この実施には、保護者の理解が不可欠であり、そのための教師の努力が見逃せない。子どもたちの、 人を思いやる心、自分たちの地域を愛する心を醸成するものとして、重要な教育活動にもなっており、今、失われつつある助け合いの心はコミュニティの再生を可能にするものとして、 その意義は大きい。子どもたちの素直な思いと行動、それを支え続ける小学校の教育力に敬意を表する。

【奨励賞】 東京国際学園高等部

東京国際学園高等部は、1996年より、貧困に苦しむラオスの子どもたちを支援する活動をスタート。「途上国で、学校に通いたくても通うことができない子どもたちのために、 自分たちの手で学校を贈りたい」という生徒たちの発案により、同じアジアの地域で、学校が5000校も不足しているラオスへの支援を決定した。フリーマーケットや募金活動ですでに 6つの学校を建設(一校の建設費用は約350万円)。また、イベント等を通じて、多くの人にラオスの現状を知らせている。
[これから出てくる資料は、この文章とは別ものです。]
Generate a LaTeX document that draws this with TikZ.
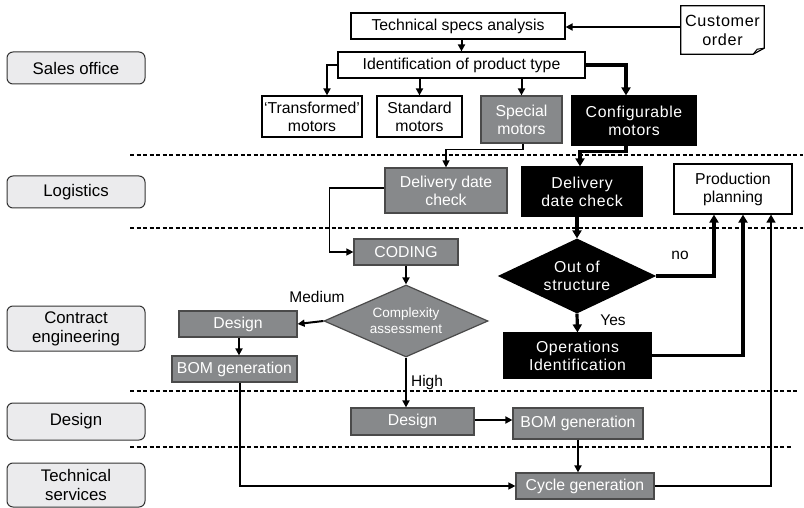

 同校は、不登校の生徒や在来の学校になじまない生徒を受け入れて 教育する高校。各クラスの国際交流委員が中心となり、文化祭のクラス模擬店やバザーの収益、フリーマーケットなどに参加した収入に加え、全クラスに募金箱を設置したり街頭募金を するなどし、建設資金を集める。日頃から文房具類も集め、ラオスの学校に寄付をしている。また、2007年と2010年に代々木公園で「ラオスフェスティバル」も開催し、フリーマーケットでの 売り上げ金などを寄付している。生徒の中から毎年30〜40人がラオスの現地を訪問する。活動の委員を務める生徒からは、「貧しくて学校に行けない子が多いラオスについて知ったことで、 自分のことを考えるきっかけになった」という感想もあり、今後も活動は継続していく予定だ。
自らの有用感、自己尊重感を醸成するものとして、生徒の成長も著しい。等身大の自分自身から 出発した活動の実績と努力に心から敬意と称賛を贈るものである。